A waterfall is a tiered distribution structure. Cash flows into the top tier and falls down through subsequent tiers as conditions are met.

Each tier has a specific rule about who gets paid and in what proportion. LPs typically receive priority in the early tiers. The GP earns more participation as performance hurdles are cleared.

Picture a literal waterfall. Water flows over the top edge and fills the first basin. Once that basin is full, water spills over into the second basin. And so on. That is the structure.

Tier One: Return of Pref

The first tier in most waterfalls is the preferred return to LPs. Typically 7 to 9 percent annually.

Cash flows fill this tier first. LPs receive their pref before anyone else sees a dollar. If pref is cumulative, any unpaid pref carries forward.

This is the LP protection tier. Even underperforming deals usually pay something here as long as there is cash flow.

Tier Two: Return of Capital

In most structures, the second tier returns LP capital. This usually happens at a sale or refinance event, not from ongoing cash flow.

When the property sells, the proceeds first repay LP capital. Then any remaining proceeds flow to subsequent tiers.

This tier protects the principal investment.
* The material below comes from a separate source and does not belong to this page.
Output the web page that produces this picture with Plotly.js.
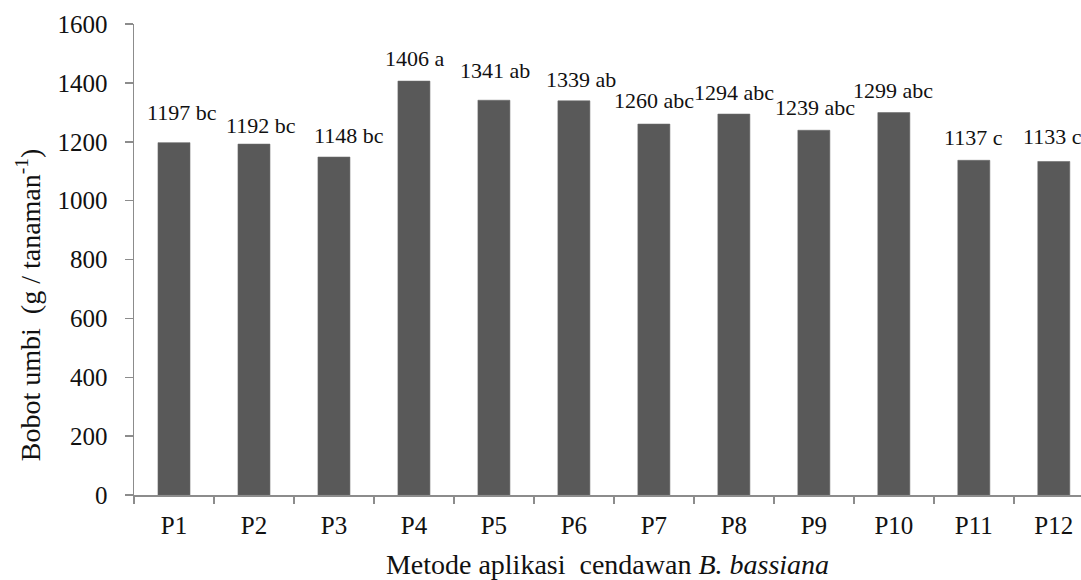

LPs get their money back before any promote is paid.

Tier Three: GP Catch-Up

Some waterfalls have a GP catch-up tier. After LPs receive their pref and capital, the GP receives a percentage of subsequent dollars until they have caught up to a target split.

A common structure is 100 percent GP catch-up to 50 50. Once LPs receive pref and capital back, the GP takes 100 percent of the next dollars until total distributions are split 50 50 between LPs and GP at that point.

Catch-up tiers are GP friendly. Most institutional investors negotiate them out. Smaller LPs often accept them.

Tier Four: Carried Interest

After pref, capital return, and any catch-up, the remaining cash flows through the promote tiers.

Common structures. 70 30 LP to GP from 8 percent IRR to 14 percent. 60 40 from 14 percent to 18 percent. 50 50 above 18 percent. These tiered promotes incentivize the GP to outperform.

In a deal that hits the highest tier, LPs still receive the majority of the dollars but the GP earns a meaningful share of the upside. That is how the promote structure aligns incentives.

Cash Flow vs Sale Waterfalls

Some deals have one waterfall for both ongoing cash flow and sale proceeds. Others split them into two separate waterfalls.

In a split structure, cash flow during the hold pays pref and a modest GP share. The promote tiers only kick in at sale or refinance, when there is a large capital event to distribute.

Both structures can work. Read which one your deal uses. The mechanics matter for how distributions flow over time.

The Honest Read

If you cannot understand the waterfall, you do not understand the deal.

Get the operating agreement. Have someone walk you through each tier with a sample distribution at different performance levels. What do LPs get if the deal returns 12 percent IRR. 16 percent. 20 percent. 8 percent.

Those scenarios tell you what you are actually buying. Everything else is marketing.